According to the cited passages and figures, examiner interprets the pedestrian with UE 850 and another pedestrian with UE 810 in the figure 8 as illustrate plurality of user terminals. Examiner interprets a past location estimate as the history. Also paragraph 252 of Sharma Banjade et al. reference teach plurality point of past location and path history of the user as well.
Regarding claim 14, the combination of Zheng et al., Zhang et al. and Sharma Banjade et al. disclose The assistance control apparatus according to claim 11 comprising: a storage control unit which performs control to store the frequent crossing point in association with the plurality of users’ destination, wherein the crossing area identification unit identifies the crossing area based on current location information of the user terminal, and the frequent crossing point that is stored in association with the user’s destination.

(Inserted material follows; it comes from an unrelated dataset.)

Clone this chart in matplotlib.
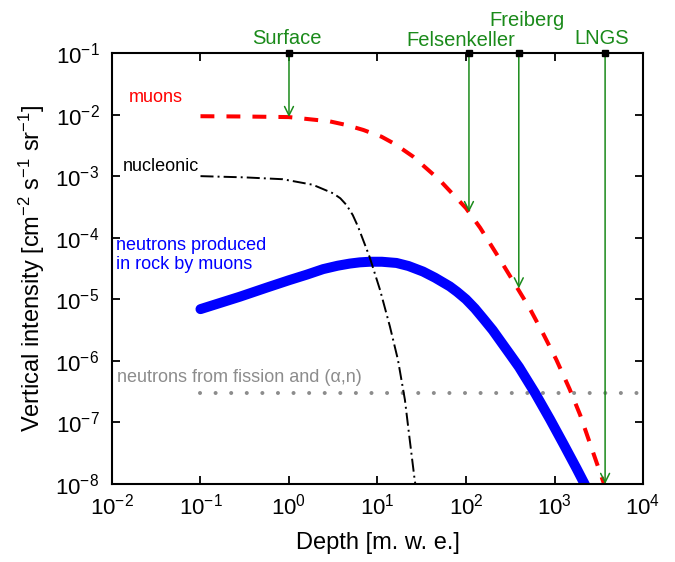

At stage 730, one or more visual traffic control indications 732 and/or one or more audible traffic control indications 734 are transmitted by one or more of the traffic control indication source(s) 702, respectively. For example, as shown in FIG. 8, a green light 840 of the traffic light 521 emits green light 842 that is received by a UE 850, which is an example of the UE 600. The green light 842 may thus be received by the camera 218 of the UE 850. As another example, crosswalk lights 860 may emit light that may be received by the UE 850, e.g., the camera 218 of the UE 850. The crosswalk lights 860 may be disposed on borders of a crosswalk 861 as shown and/or disposed at other locations. Lights may be disposed in other crosswalks as well, but are not shown in FIG. 8 to help reduce complexity of the figure. As another example, light in the form of a “walk” indication (e.g., the word “walk”, a symbol of a person walking, etc.) may be emitted by a walk/don't-walk sign 871 of the crosswalk signaler 531 and a walk/don't-walk sign 873 of the crosswalk signaler 533. One walk/don't-walk sign is shown for each of the crosswalk signalers 531, 533, but the crosswalk signalers 531, 533 may each have more than one walk/don't-walk sign. Further, although not shown in FIG. 8, other crosswalk signalers may include walk/don't-walk signs. As another example, the crosswalk signalers 531, 533 emit respective sound signals 876, 878. The sound signals 876, 878 may be, for example, accessible pedestrian signals (APS) that may be repeated, short tones (e.g., cuckoo sounds, chirp sounds), and/or verbal announcements (e.g., “walk”, “wait”, or a street name that is permitted to be crossed). The visual traffic control indications 732 and/or the audible traffic control indications 734 may be referred to in the plural, but this includes the singular where appropriate (Zhang et al. par. 97). A non-transitory, processor-readable storage medium comprising processor-readable instructions configured to cause a processor of an apparatus to (Zhang et al. par. 143): obtain traffic control information indicative of transmission of a traffic control indication granting permission for vehicle motion, or permission for pedestrian motion, or a combination thereof; and (Zhang et a. par. 144) determine, based on the traffic control information, position-related information comprising a location of a user equipment (UE), a heading of the UE, or a combination thereof (Zhang et a. par. 145).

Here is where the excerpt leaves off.